I have some notes (and a quick demo program) on GitHub demonstrating the space performance characteristics across Python versions: https://github.com/zahlman/python-dict-stats/ . This includes a link to https://stackoverflow.com/questions/327311 which gives a lot of detail about the implementation.
>Now, reading Python docs on that topic, they briefly[1] mention that dictionaries’ list views yield items in the order they were inserted without any mentions if items are sorted or not.
It seems clear enough to me:
> Performing list(d) on a dictionary returns a list of all the keys used in the dictionary, in insertion order (if you want it sorted, just use sorted(d) instead).
The insertion order guarantee is more formally documented in the What's New in Python 3.7 documentation (https://docs.python.org/3/whatsnew/3.7.html), which cites the original decree on the mailing list (https://mail.python.org/pipermail/python-dev/2017-December/1...).

hinkley a year ago

Oh I remember this happening. Fuckin’ JUnit.

Your tests shouldn’t depend on what order they get run, and upgrade hell has been much worse many times since, but for developers of a certain age this might have been one of the first and most frivolous feeling ones. Can’t upgrade not because the app acts differently but the tests are failing??

Only this didn’t just happen between Java 6 and 7 (I must have dodged that one or learned my lesson), it first happened in Java 5.

stygiansonic a year ago

I wrote about something similar, which was motivated by an issue I saw caused by an (incorrect) expectation that a Java hashmap iteration order would be random: https://peterchng.com/blog/2022/06/17/what-iteration-order-c...

mseepgood a year ago

Just don't make it uniformly distributed random, otherwise people will depend on it as a random number generator, what you don't want either.

medstrom a year ago

They might depend on it even if it's not uniformly distributed :)

emmelaich a year ago

Shades of Rusty's API Design Manifesto.

OskarS a year ago

I wanna say that Abseil's hash function does something like this? It was a couple of years ago, but I remember tearing my hair out figuring out why hash tables passed from a C++ api to my tests were failing. Turns out, the tests and the API was compiled by my build system as separate libraries and dynamically linked, and that abseil seeded their hash function with the address of a dummy global variable (which had a different location in the main program and the tests).

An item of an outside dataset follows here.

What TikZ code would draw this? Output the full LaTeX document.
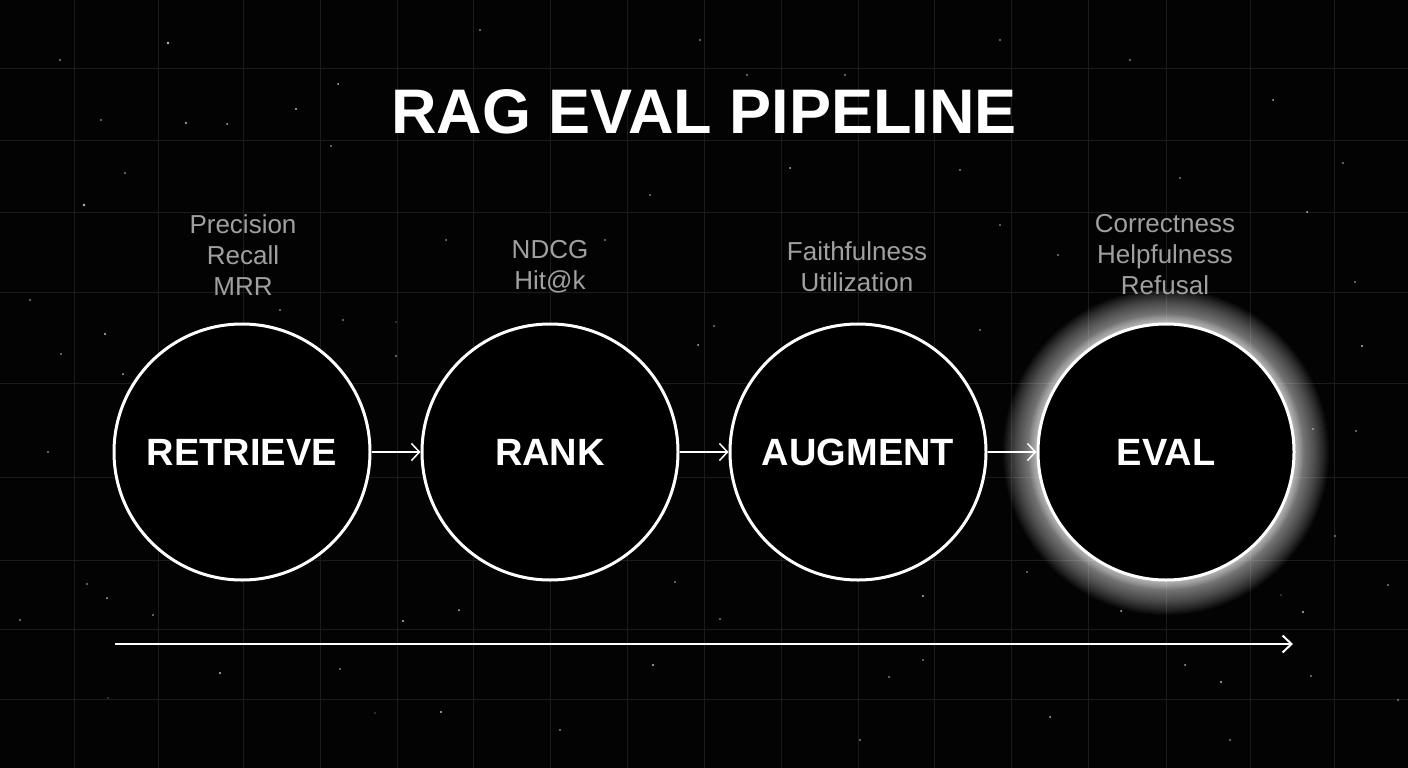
\documentclass[tikz,border=0pt]{standalone}
\usepackage{fontspec}
\setmainfont{Liberation Sans}
\usetikzlibrary{arrows.meta}
\definecolor{bg}{HTML}{030303}
\definecolor{gridc}{HTML}{1B1B1B}
\definecolor{metricc}{HTML}{A0A0A0}
\definecolor{starc}{HTML}{BBBBBB}
\tikzset{
  stage/.style={circle, draw=white, line width=3pt, fill=black, minimum size=256pt, inner sep=0pt,
    text=white, font={\fontsize{38}{40}\selectfont\bfseries}},
  metric/.style={text=metricc, align=center, inner sep=0pt, font={\fontsize{26}{31}\selectfont}},
  flow/.style={draw=white, line width=1.5pt, -{Straight Barb[length=8pt,width=17pt,line width=1.5pt]}},
  timeline/.style={draw=white, line width=2.4pt, -{Straight Barb[length=9pt,width=17pt,line width=2pt]}},
  gridline/.style={draw=gridc, line width=1pt},
  star/.style={fill=starc}
}
\begin{document}
\begin{tikzpicture}[x=1pt,y=-1pt]
\fill[bg] (0,0) rectangle (1408,768);
\useasboundingbox (0,0) rectangle (1408,768);
% grid
\foreach \gx in {74,158,243,320,397,473,550,627,704,781,858,934,1011,1088,1166,1250,1334}
  \draw[gridline] (\gx,0) -- (\gx,768);
\foreach \gy in {69,140,212,292,383,477,560,629,699}
  \draw[gridline] (0,\gy) -- (1408,\gy);
% stars
\foreach \sx/\sy/\sr in {168/43/1.3,338/84/1,296/109/1.2,101/120/0.8,186/123/1.2,227/124/1,331/146/0.8,125/173/0.8,84/205/1.3,
  105/334/1.2,61/354/0.9,123/374/1,280/310/0.8,343/320/0.9,396/322/0.7,396/356/0.9,714/326/0.9,698/345/1,
  1121/611/1,1303/612/1.2,1185/665/1,1221/682/1.1,1311/676/0.8,1050/717/1,
  87/584/0.8,107/598/1,153/615/0.8,220/673/1.2,340/669/0.8,108/698/0.7,403/621/1.1,459/610/1,441/712/1.2,375/713/0.6,
  675/582/0.9,720/619/0.9,653/665/1.2,889/677/0.8,923/660/0.9,923/596/1.1,
  1313/429/0.9,1027/572/0.8,1281/595/0.7,747/75/0.8,845/75/0.8,
  1273/100/1,1343/163/0.9,1307/212/1,1355/282/0.9,1362/346/1.1,1356/431/0.8,1335/536/0.8,
  960/170/0.9,1180/178/0.8,790/168/1,605/240/0.8,446/240/0.9,650/195/0.8,1000/225/0.9,1058/255/0.8,
  980/330/0.8,1388/585/0.9,48/452/0.9,30/300/0.8,20/620/0.9,1398/700/0.8,560/730/0.8,860/740/0.8,1130/60/0.8,
  700/40/0.8,480/30/0.9,1000/40/0.8,60/60/0.8,1230/740/0.9}
  \fill[star] (\sx,\sy) circle (\sr pt);
% title
\node[text=white, font={\fontsize{63}{70}\selectfont\bfseries}, inner sep=0pt] (title) at (704,112) {RAG EVAL PIPELINE};
% glow for eval
\foreach \i in {1,...,32}
  \fill[white, opacity=0.026] (1166,452) circle ({(128+1.1*\i)*1pt});
\foreach \i in {1,...,8}
  \fill[white, opacity=0.06] (1166,452) circle ({(128+1.2*\i)*1pt});
% stages
\node[stage] (retrieve) at (242,452) {RETRIEVE};
\node[stage] (rank) at (550,452) {RANK};
\node[stage] (augment) at (858,452) {AUGMENT};
\node[stage] (eval) at (1166,452) {EVAL};
% metrics
\node[metric] (mretrieve) at (243,255) {Precision\\Recall\\MRR};
\node[metric] (mrank) at (550,267) {NDCG\\Hit@k};
\node[metric] (maugment) at (857,267) {Faithfulness\\Utilization};
\node[metric] (meval) at (1165,255) {Correctness\\Helpfulness\\Refusal};
% flow arrows
\draw[flow] (retrieve.east) -- (rank.west);
\draw[flow] (rank.east) -- (augment.west);
\draw[flow] (augment.east) -- (eval.west);
% timeline
\coordinate (tstart) at (115,644);
\coordinate (tend) at (1293,644);
\draw[timeline] (tstart) -- (tend);
\end{tikzpicture}
\end{document}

Presumably because they didn't want people to depend on the value of the hash function because of Hyrum's Law, but that meant the hash tables couldn't be passed across a DLL boundary, which seemed like an insane tradeoff to me. But hey, I'm not google, I get why they would do it.

ljnelson a year ago

Interesting note: the JDK deliberately randomizes iteration order of certain immutable sets and maps (https://github.com/openjdk/jdk/blob/jdk-23%2B37/src/java.bas...).

hoistbypetard a year ago

Relevant XKCD:

https://xkcd.com/1172/

sorokod a year ago

Hash iteration order is a great example of Hyrum’s Law

An even better example (requires less words) https://xkcd.com/1172/

mise_en_place a year ago

Alternatively, maintain backward compatibility as much as possible. Function overloading might be too clever. Extra verbosity in exchange for clarity might be a worthwhile tradeoff. WET is acceptable in these scenarios.